*Task goal*
Restate the whole listing word for word. Pictures are left out.

*Recorded information*

— BEGIN —

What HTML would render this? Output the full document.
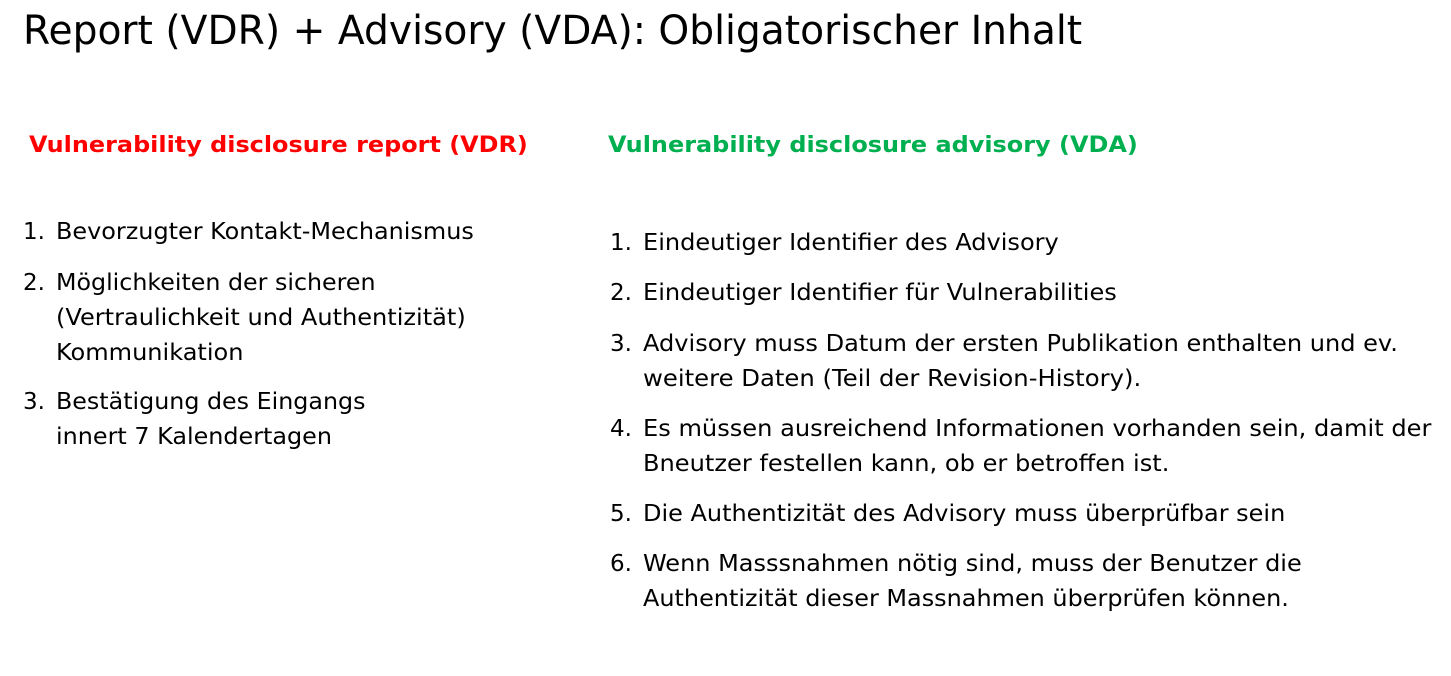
<!DOCTYPE html>
<html><head><meta charset="utf-8"><style>
body{margin:0;width:1451px;height:676px;background:#fff;position:relative;overflow:hidden;font-family:"DejaVu Sans","Liberation Sans",sans-serif;color:#000}
.l{position:absolute;white-space:nowrap;line-height:36px;height:36px;font-size:23px;transform-origin:0 50%}
.t{font-size:40px;line-height:50px;height:50px}
.h{font-weight:bold;font-size:22px}
</style></head><body>
<div class="l t" data-w="1059" style="left:23px;top:6px">Report (VDR) + Advisory (VDA): Obligatorischer Inhalt</div>
<div class="l h" data-w="499" style="left:29px;top:128px;color:#ff0000">Vulnerability disclosure report (VDR)</div>
<div class="l h" data-w="530" style="left:608px;top:128px;color:#00b050">Vulnerability disclosure advisory (VDA)</div>

<div>
<div class="l" style="left:23px;top:214px">1.</div>
<div class="l" data-w="418" style="left:56px;top:214px">Bevorzugter Kontakt-Mechanismus</div>
<div class="l" style="left:23px;top:265px">2.</div>
<div class="l" data-w="320" style="left:56px;top:265px">Möglichkeiten der sicheren</div>
<div class="l" data-w="410" style="left:56px;top:300px">(Vertraulichkeit und Authentizität)</div>
<div class="l" data-w="187" style="left:56px;top:335px">Kommunikation</div>
<div class="l" style="left:23px;top:384px">3.</div>
<div class="l" data-w="310" style="left:56px;top:384px">Bestätigung des Eingangs</div>
<div class="l" data-w="276" style="left:56px;top:419px">innert 7 Kalendertagen</div>
</div>

<div>
<div class="l" style="left:610px;top:225px">1.</div>
<div class="l" data-w="416" style="left:643px;top:225px">Eindeutiger Identifier des Advisory</div>
<div class="l" style="left:610px;top:275px">2.</div>
<div class="l" data-w="474" style="left:643px;top:275px">Eindeutiger Identifier für Vulnerabilities</div>
<div class="l" style="left:610px;top:326px">3.</div>
<div class="l" data-w="755" style="left:643px;top:326px">Advisory muss Datum der ersten Publikation enthalten und ev.</div>
<div class="l" data-w="498" style="left:643px;top:361px">weitere Daten (Teil der Revision-History).</div>
<div class="l" style="left:610px;top:411px">4.</div>
<div class="l" data-w="788" style="left:643px;top:411px">Es müssen ausreichend Informationen vorhanden sein, damit der</div>
<div class="l" data-w="526" style="left:643px;top:446px">Bneutzer festellen kann, ob er betroffen ist.</div>
<div class="l" style="left:610px;top:496px">5.</div>
<div class="l" data-w="642" style="left:643px;top:496px">Die Authentizität des Advisory muss überprüfbar sein</div>
<div class="l" style="left:610px;top:546px">6.</div>
<div class="l" data-w="659" style="left:643px;top:546px">Wenn Masssnahmen nötig sind, muss der Benutzer die</div>
<div class="l" data-w="646" style="left:643px;top:581px">Authentizität dieser Massnahmen überprüfen können.</div>
</div>
<script>
document.querySelectorAll('[data-w]').forEach(function(e){
  var w=parseFloat(e.getAttribute('data-w'));
  var r=e.scrollWidth||e.getBoundingClientRect().width;
  if(r>0)e.style.transform='scaleX('+(w/r)+')';
});
</script>
</body></html>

— END —

*Answer to the problem*
What HTML would render this? Output the full document.
<!DOCTYPE html>
<html><head><meta charset="utf-8"><style>
body{margin:0;width:1451px;height:676px;background:#fff;position:relative;overflow:hidden;font-family:"DejaVu Sans","Liberation Sans",sans-serif;color:#000}
.l{position:absolute;white-space:nowrap;line-height:36px;height:36px;font-size:23px;transform-origin:0 50%}
.t{font-size:40px;line-height:50px;height:50px}
.h{font-weight:bold;font-size:22px}
</style></head><body>
<div class="l t" data-w="1059" style="left:23px;top:6px">Report (VDR) + Advisory (VDA): Obligatorischer Inhalt</div>
<div class="l h" data-w="499" style="left:29px;top:128px;color:#ff0000">Vulnerability disclosure report (VDR)</div>
<div class="l h" data-w="530" style="left:608px;top:128px;color:#00b050">Vulnerability disclosure advisory (VDA)</div>

<div>
<div class="l" style="left:23px;top:214px">1.</div>
<div class="l" data-w="418" style="left:56px;top:214px">Bevorzugter Kontakt-Mechanismus</div>
<div class="l" style="left:23px;top:265px">2.</div>
<div class="l" data-w="320" style="left:56px;top:265px">Möglichkeiten der sicheren</div>
<div class="l" data-w="410" style="left:56px;top:300px">(Vertraulichkeit und Authentizität)</div>
<div class="l" data-w="187" style="left:56px;top:335px">Kommunikation</div>
<div class="l" style="left:23px;top:384px">3.</div>
<div class="l" data-w="310" style="left:56px;top:384px">Bestätigung des Eingangs</div>
<div class="l" data-w="276" style="left:56px;top:419px">innert 7 Kalendertagen</div>
</div>

<div>
<div class="l" style="left:610px;top:225px">1.</div>
<div class="l" data-w="416" style="left:643px;top:225px">Eindeutiger Identifier des Advisory</div>
<div class="l" style="left:610px;top:275px">2.</div>
<div class="l" data-w="474" style="left:643px;top:275px">Eindeutiger Identifier für Vulnerabilities</div>
<div class="l" style="left:610px;top:326px">3.</div>
<div class="l" data-w="755" style="left:643px;top:326px">Advisory muss Datum der ersten Publikation enthalten und ev.</div>
<div class="l" data-w="498" style="left:643px;top:361px">weitere Daten (Teil der Revision-History).</div>
<div class="l" style="left:610px;top:411px">4.</div>
<div class="l" data-w="788" style="left:643px;top:411px">Es müssen ausreichend Informationen vorhanden sein, damit der</div>
<div class="l" data-w="526" style="left:643px;top:446px">Bneutzer festellen kann, ob er betroffen ist.</div>
<div class="l" style="left:610px;top:496px">5.</div>
<div class="l" data-w="642" style="left:643px;top:496px">Die Authentizität des Advisory muss überprüfbar sein</div>
<div class="l" style="left:610px;top:546px">6.</div>
<div class="l" data-w="659" style="left:643px;top:546px">Wenn Masssnahmen nötig sind, muss der Benutzer die</div>
<div class="l" data-w="646" style="left:643px;top:581px">Authentizität dieser Massnahmen überprüfen können.</div>
</div>
<script>
document.querySelectorAll('[data-w]').forEach(function(e){
  var w=parseFloat(e.getAttribute('data-w'));
  var r=e.scrollWidth||e.getBoundingClientRect().width;
  if(r>0)e.style.transform='scaleX('+(w/r)+')';
});
</script>
</body></html>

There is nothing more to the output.